Obsessions and Creativity
I have a new obsession. That obsession is Veronica Mars. In the past two weeks, I have watched all of seasons 1 and 2 and the approximately 10 hours of season three that have already aired. Last week, as a way out of my mopey shoulder-pain, Neil's Grandma slump I ate breathed and slept Veronica Mars.. or, more accurately, did not sleep. I was up at 3 am on a weeknight watching episode after episode. I've never tried crack, but I imagine the level of addiction was right up there.
So, now us thinking people must ask: Why Jodi, why do you love Veronica Mars? I'm not sure, exactly. The characters are awesome. They are attractive and intelligent. And, there's something very appealing about a small girl being the heroine. I like the father-daughter relationship, and I love the way the show reflects the human condition in a way that is so right on. Watching it lets me escape from myself while I am simultaneously learning something about being human. And that might be the crux of it... the reflection of the human condition. And so, my obsession with "mindless" television has led me to feel like I need to begin creating things again. I know that's why I am here, why I'm alive.
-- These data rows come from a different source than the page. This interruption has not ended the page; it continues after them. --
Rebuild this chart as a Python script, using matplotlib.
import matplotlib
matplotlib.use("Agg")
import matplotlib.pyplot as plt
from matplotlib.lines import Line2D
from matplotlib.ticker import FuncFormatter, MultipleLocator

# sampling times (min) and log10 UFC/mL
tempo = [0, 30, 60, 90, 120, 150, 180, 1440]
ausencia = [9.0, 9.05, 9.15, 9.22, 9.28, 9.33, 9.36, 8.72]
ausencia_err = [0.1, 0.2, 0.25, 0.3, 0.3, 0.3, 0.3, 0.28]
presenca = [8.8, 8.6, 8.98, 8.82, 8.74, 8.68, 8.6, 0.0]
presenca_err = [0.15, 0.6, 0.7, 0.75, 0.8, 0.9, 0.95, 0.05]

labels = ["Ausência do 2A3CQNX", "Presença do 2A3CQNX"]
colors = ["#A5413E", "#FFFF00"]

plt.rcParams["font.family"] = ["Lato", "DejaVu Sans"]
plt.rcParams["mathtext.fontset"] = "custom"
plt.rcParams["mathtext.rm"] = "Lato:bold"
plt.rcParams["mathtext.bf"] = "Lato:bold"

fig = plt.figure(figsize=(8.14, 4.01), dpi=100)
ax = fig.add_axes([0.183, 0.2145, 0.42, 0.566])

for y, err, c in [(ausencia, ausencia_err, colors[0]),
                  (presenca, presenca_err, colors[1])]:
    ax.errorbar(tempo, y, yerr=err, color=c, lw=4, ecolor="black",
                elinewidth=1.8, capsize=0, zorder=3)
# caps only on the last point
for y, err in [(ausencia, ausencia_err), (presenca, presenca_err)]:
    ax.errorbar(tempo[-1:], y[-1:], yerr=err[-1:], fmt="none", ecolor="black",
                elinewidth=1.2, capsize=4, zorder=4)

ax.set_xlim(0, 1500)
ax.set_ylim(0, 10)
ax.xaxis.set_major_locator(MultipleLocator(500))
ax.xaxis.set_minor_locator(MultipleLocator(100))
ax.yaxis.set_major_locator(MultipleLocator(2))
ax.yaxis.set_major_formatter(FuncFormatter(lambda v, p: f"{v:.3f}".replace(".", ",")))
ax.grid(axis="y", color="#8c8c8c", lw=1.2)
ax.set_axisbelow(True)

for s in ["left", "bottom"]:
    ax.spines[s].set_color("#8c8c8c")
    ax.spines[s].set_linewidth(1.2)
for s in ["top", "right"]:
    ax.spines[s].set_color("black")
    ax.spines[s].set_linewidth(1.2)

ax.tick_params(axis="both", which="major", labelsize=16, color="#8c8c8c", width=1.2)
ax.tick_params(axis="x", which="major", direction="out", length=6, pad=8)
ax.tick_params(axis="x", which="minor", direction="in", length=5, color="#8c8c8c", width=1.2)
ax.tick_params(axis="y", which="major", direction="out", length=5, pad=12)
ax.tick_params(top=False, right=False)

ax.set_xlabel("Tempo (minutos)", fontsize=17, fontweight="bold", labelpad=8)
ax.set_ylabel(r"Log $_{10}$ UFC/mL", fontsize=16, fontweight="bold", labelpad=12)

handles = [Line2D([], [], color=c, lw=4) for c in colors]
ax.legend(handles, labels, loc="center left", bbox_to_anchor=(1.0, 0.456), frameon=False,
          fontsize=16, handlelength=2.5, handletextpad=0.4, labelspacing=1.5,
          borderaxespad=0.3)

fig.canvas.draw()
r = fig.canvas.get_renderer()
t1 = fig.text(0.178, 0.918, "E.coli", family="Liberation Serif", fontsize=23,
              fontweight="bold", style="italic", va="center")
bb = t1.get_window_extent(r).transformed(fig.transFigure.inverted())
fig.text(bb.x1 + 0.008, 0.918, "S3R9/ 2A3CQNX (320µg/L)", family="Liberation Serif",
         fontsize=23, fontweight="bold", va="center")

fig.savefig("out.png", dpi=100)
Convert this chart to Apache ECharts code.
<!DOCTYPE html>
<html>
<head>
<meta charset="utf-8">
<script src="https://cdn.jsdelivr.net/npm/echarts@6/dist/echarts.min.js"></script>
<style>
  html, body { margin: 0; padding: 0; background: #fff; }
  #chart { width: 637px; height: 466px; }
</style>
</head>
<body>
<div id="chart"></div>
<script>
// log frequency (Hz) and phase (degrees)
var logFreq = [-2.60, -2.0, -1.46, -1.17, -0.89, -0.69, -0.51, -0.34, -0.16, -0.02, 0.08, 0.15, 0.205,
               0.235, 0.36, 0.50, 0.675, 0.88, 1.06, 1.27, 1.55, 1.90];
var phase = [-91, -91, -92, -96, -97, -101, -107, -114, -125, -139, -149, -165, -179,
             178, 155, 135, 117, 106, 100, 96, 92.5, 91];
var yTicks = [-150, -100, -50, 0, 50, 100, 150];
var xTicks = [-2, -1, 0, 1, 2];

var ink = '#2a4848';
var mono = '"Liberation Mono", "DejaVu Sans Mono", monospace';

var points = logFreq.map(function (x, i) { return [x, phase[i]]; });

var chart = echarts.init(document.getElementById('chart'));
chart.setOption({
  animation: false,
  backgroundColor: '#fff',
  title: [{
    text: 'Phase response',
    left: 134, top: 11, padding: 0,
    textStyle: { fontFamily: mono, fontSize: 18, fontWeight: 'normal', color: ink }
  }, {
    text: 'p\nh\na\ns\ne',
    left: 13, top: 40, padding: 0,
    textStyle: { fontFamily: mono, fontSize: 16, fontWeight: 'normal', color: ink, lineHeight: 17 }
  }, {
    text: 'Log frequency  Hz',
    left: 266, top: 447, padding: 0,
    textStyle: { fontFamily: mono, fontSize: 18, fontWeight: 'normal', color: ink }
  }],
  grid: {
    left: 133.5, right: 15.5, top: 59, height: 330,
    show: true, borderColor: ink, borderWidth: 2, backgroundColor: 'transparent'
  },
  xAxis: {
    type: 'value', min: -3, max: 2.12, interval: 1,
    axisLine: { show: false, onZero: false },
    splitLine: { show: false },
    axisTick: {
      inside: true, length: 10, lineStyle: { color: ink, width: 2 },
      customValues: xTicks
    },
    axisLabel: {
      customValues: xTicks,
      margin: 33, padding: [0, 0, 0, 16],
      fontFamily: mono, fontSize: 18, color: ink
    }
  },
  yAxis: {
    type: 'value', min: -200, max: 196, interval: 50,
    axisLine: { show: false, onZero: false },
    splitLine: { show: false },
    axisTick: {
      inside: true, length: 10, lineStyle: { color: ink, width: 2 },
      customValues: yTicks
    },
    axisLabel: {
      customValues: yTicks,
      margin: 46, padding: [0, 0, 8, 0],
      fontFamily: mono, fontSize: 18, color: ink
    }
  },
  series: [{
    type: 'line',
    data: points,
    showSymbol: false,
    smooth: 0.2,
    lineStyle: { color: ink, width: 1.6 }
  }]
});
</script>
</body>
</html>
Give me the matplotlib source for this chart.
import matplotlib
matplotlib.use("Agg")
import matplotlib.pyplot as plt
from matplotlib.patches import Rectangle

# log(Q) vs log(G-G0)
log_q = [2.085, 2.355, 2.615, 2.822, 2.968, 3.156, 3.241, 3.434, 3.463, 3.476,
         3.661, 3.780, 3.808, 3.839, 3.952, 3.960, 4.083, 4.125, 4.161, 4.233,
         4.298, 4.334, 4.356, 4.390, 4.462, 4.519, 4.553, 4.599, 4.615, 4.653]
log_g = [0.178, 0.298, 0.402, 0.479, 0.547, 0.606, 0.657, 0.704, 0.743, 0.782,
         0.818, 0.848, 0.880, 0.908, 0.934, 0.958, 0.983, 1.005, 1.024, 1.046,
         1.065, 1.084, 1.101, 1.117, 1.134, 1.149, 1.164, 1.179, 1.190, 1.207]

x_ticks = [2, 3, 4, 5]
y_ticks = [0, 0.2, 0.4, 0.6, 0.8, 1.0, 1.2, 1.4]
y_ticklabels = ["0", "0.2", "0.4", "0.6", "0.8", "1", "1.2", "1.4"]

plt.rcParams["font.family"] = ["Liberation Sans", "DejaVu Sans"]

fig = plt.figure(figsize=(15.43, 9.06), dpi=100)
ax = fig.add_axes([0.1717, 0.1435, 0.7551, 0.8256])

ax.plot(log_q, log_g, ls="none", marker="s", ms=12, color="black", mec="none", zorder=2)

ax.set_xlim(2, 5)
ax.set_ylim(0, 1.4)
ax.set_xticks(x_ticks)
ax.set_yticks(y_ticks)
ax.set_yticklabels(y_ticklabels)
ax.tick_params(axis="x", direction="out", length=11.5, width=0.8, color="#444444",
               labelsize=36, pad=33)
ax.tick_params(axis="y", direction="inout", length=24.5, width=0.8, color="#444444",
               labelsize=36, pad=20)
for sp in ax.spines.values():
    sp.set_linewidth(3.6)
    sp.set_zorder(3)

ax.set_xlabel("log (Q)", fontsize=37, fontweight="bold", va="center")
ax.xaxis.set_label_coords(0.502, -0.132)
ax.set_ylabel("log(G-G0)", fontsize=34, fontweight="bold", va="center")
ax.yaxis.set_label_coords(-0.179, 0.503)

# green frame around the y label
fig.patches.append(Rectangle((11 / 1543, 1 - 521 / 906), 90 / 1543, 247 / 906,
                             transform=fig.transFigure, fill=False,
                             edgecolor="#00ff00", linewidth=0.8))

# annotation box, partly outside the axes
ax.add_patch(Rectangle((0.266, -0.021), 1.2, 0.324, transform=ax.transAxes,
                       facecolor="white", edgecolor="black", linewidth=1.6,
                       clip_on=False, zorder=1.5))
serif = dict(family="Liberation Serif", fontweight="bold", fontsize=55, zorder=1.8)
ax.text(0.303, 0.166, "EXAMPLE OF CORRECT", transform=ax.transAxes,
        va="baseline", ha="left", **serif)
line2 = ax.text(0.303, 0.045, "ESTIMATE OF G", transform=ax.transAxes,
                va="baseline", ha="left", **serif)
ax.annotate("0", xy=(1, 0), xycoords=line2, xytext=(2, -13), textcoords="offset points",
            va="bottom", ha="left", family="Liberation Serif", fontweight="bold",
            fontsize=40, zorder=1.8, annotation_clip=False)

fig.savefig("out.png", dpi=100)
I feel the most alive and complete when I am writing, or taking photos, or creating art of any kind and when I am using my body in a creative way to dance or ski or do something else that is somehow beautiful. So why have I not found a way to do that every day. Can't I make money while reflecting the human condition and telling people something they didn't already know about themselves? Sure, it's a tall order, but there has to be a way. Should I be making TV shows? Writing a novel? Working in Journalism (again)? Opening my own design business? Starting a dance studio? Will the answer come to me at some point? Neil said that last week when he saw his grandma's body at the funeral home, he knew it was empty - his grandma was gone, but her body remained - and he thought about how our bodies are like rentals. We inhabit them for a while and then - poof - we'r gone. And this was just another reminder along the way that I need to live as hard as I can. So I will mull this over and come up with my next move...in the meantime, only one more week until a new episode of Veronica Mars and I have an appointment with my couch.